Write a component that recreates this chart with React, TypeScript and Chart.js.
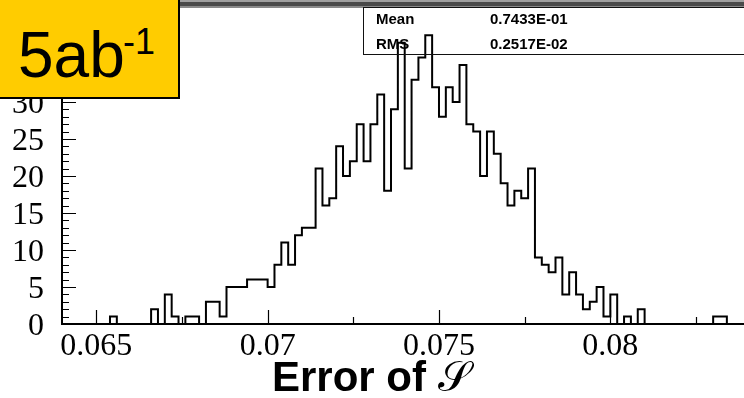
import React, { useEffect, useRef } from "react";
import { Chart, registerables } from "chart.js";

Chart.register(...registerables);

// Histogram definition: 100 bins from 0.064 to 0.084
const binLow = 0.064;
const binWidth = 0.0002;
const counts = [
  0, 0, 0, 0, 0, 0, 0, 1, 0, 0,
  0, 0, 0, 2, 0, 4, 1, 0, 1, 1,
  0, 3, 3, 1, 5, 5, 5, 6, 6, 6,
  5, 8, 11, 8, 12, 13, 13, 21, 16, 17,
  24, 20, 22, 27, 22, 27, 31, 18, 29, 38,
  21, 33, 36, 39, 32, 28, 32, 30, 35, 27,
  26, 20, 26, 23, 19, 16, 18, 17, 21, 9,
  8, 7, 9, 4, 7, 4, 2, 3, 5, 1,
  4, 0, 1, 0, 2, 0, 0, 0, 0, 0,
  0, 0, 0, 0, 0, 1, 1, 0, 0, 0,
];

const xMin = 0.064;
const xMax = 0.0839;
const yMin = 0;
const yMax = 43.1;

const xMajorTicks = [0.065, 0.07, 0.075, 0.08];
const xMinorTicks = [0.0675, 0.0725, 0.0775, 0.0825];
const yMajorTicks = [0, 5, 10, 15, 20, 25, 30, 35, 40];
const yMinorStep = 1;

const statsLabels = ["Mean", "RMS"];
const statsValues = ["0.7433E-01", "0.2517E-02"];

const rootTicks = {
  id: "rootTicks",
  afterDatasetsDraw(chart: any) {
    const { ctx, chartArea, scales } = chart;
    const xs = scales.x;
    const ys = scales.y;
    ctx.save();
    ctx.strokeStyle = "#000";
    ctx.lineWidth = 1.2;
    ctx.beginPath();
    xMajorTicks.forEach((v) => {
      const px = Math.round(xs.getPixelForValue(v)) + 0.5;
      ctx.moveTo(px, chartArea.bottom);
      ctx.lineTo(px, chartArea.bottom - 14);
    });
    xMinorTicks.forEach((v) => {
      const px = Math.round(xs.getPixelForValue(v)) + 0.5;
      ctx.moveTo(px, chartArea.bottom);
      ctx.lineTo(px, chartArea.bottom - 7);
    });
    for (let v = yMin; v <= yMax; v += yMinorStep) {
      const py = Math.round(ys.getPixelForValue(v)) + 0.5;
      const len = yMajorTicks.includes(v) ? 14 : 7;
      ctx.moveTo(chartArea.left, py);
      ctx.lineTo(chartArea.left + len, py);
    }
    ctx.stroke();
    ctx.restore();
  },
};

export default function App() {
  const canvasRef = useRef<HTMLCanvasElement | null>(null);

  useEffect(() => {
    const canvas = canvasRef.current;
    if (!canvas) return;
    const points = counts.map((c, i) => ({ x: binLow + i * binWidth, y: c }));
    points.push({ x: binLow + counts.length * binWidth, y: counts[counts.length - 1] });

    const serif = "'Liberation Serif', 'Times New Roman', serif";
    const chart = new Chart(canvas, {
      type: "line",
      data: {
        datasets: [
          {
            data: points,
            stepped: true,
            borderColor: "#000",
            borderWidth: 2,
            pointRadius: 0,
            fill: false,
            tension: 0,
          },
        ],
      },
      options: {
        animation: false,
        responsive: false,
        devicePixelRatio: 1,
        layout: { padding: { top: 5, left: 0, right: 0, bottom: 0 } },
        plugins: { legend: { display: false }, tooltip: { enabled: false } },
        scales: {
          x: {
            type: "linear",
            min: xMin,
            max: xMax,
            grid: { display: false, drawTicks: false },
            border: { display: true, color: "#000", width: 2 },
            ticks: {
              color: "#000",
              font: { family: serif, size: 32 },
              padding: 3,
              maxRotation: 0,
              autoSkip: false,
              callback: (v: any) => String(v),
            },
            afterBuildTicks: (s: any) => {
              s.ticks = xMajorTicks.map((v) => ({ value: v }));
            },
            afterFit: (s: any) => {
              s.height = 74;
              s.paddingLeft = 0;
              s.paddingRight = 0;
            },
          },
          y: {
            type: "linear",
            min: yMin,
            max: yMax,
            grid: { display: false, drawTicks: false },
            border: { display: true, color: "#000", width: 2 },
            ticks: {
              color: "#000",
              font: { family: serif, size: 32 },
              padding: 18,
              labelOffset: 3,
              autoSkip: false,
              callback: (v: any) => String(v),
            },
            afterBuildTicks: (s: any) => {
              s.ticks = yMajorTicks.map((v) => ({ value: v }));
            },
            afterFit: (s: any) => {
              s.width = 62;
              s.paddingTop = 0;
              s.paddingBottom = 0;
            },
          },
        },
      },
      plugins: [rootTicks],
    });
    return () => chart.destroy();
  }, []);

  const sans = "'Liberation Sans', Arial, Helvetica, sans-serif";

  return (
    <div
      style={{
        position: "absolute",
        left: 0,
        top: 0,
        width: 744,
        height: 398,
        overflow: "hidden",
        background: "#fff",
      }}
    >
      <canvas ref={canvasRef} width={744} height={398} style={{ position: "absolute", left: 0, top: 0 }} />

      {/* top frame band */}
      <div
        style={{
          position: "absolute",
          left: 0,
          top: 0,
          width: 744,
          height: 8,
          background:
            "linear-gradient(to bottom, #a0a0a0 0px, #a0a0a0 2px, #4a4a4a 2px, #4a4a4a 6px, #8a8a8a 6px, #8a8a8a 8px)",
        }}
      />

      {/* stats box */}
      <div
        style={{
          position: "absolute",
          left: 363,
          top: 7,
          width: 420,
          height: 48,
          boxSizing: "border-box",
          border: "1px solid #111",
          fontFamily: sans,
          fontWeight: "bold",
          fontSize: 15,
          color: "#000",
        }}
      >
        {statsLabels.map((lab, i) => (
          <React.Fragment key={lab}>
            <div style={{ position: "absolute", left: 12, top: 2 + i * 25, lineHeight: "18px" }}>{lab}</div>
            <div style={{ position: "absolute", left: 126, top: 2 + i * 25, lineHeight: "18px" }}>{statsValues[i]}</div>
          </React.Fragment>
        ))}
      </div>

      {/* luminosity label */}
      <div
        style={{
          position: "absolute",
          left: -3,
          top: -3,
          width: 183,
          height: 102,
          boxSizing: "border-box",
          border: "2px solid #000",
          background: "#FFCC00",
        }}
      >
        <span
          style={{
            position: "absolute",
            left: 19,
            top: 24,
            fontFamily: sans,
            fontSize: 64,
            lineHeight: "64px",
            color: "#000",
            whiteSpace: "nowrap",
          }}
        >
          5ab
        </span>
        <span
          style={{
            position: "absolute",
            left: 124,
            top: 25,
            fontFamily: sans,
            fontSize: 36,
            lineHeight: "36px",
            color: "#000",
            whiteSpace: "nowrap",
          }}
        >
          -1
        </span>
      </div>

      {/* x axis title */}
      <div
        style={{
          position: "absolute",
          left: 272,
          top: 356,
          fontFamily: sans,
          fontWeight: "bold",
          fontSize: 42,
          lineHeight: "42px",
          color: "#000",
          whiteSpace: "nowrap",
        }}
      >
        Error of <span style={{ fontFamily: "'DejaVu Serif', 'DejaVu Sans', serif", fontWeight: "normal" }}>𝒮</span>
      </div>
    </div>
  );
}
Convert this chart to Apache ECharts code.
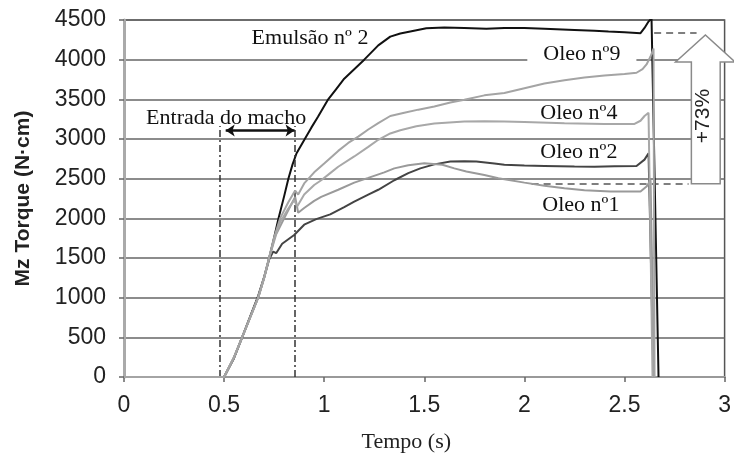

Goal — Pictures are excluded; extract exactly the lines from the start of the data through the line that holds "Chart.register(...registerables);", both ends included.

Finished task —
Write a component that recreates this chart with React, TypeScript and Chart.js.
import React, { useEffect, useRef } from "react";
import { Chart, registerables } from "chart.js";

Chart.register(...registerables);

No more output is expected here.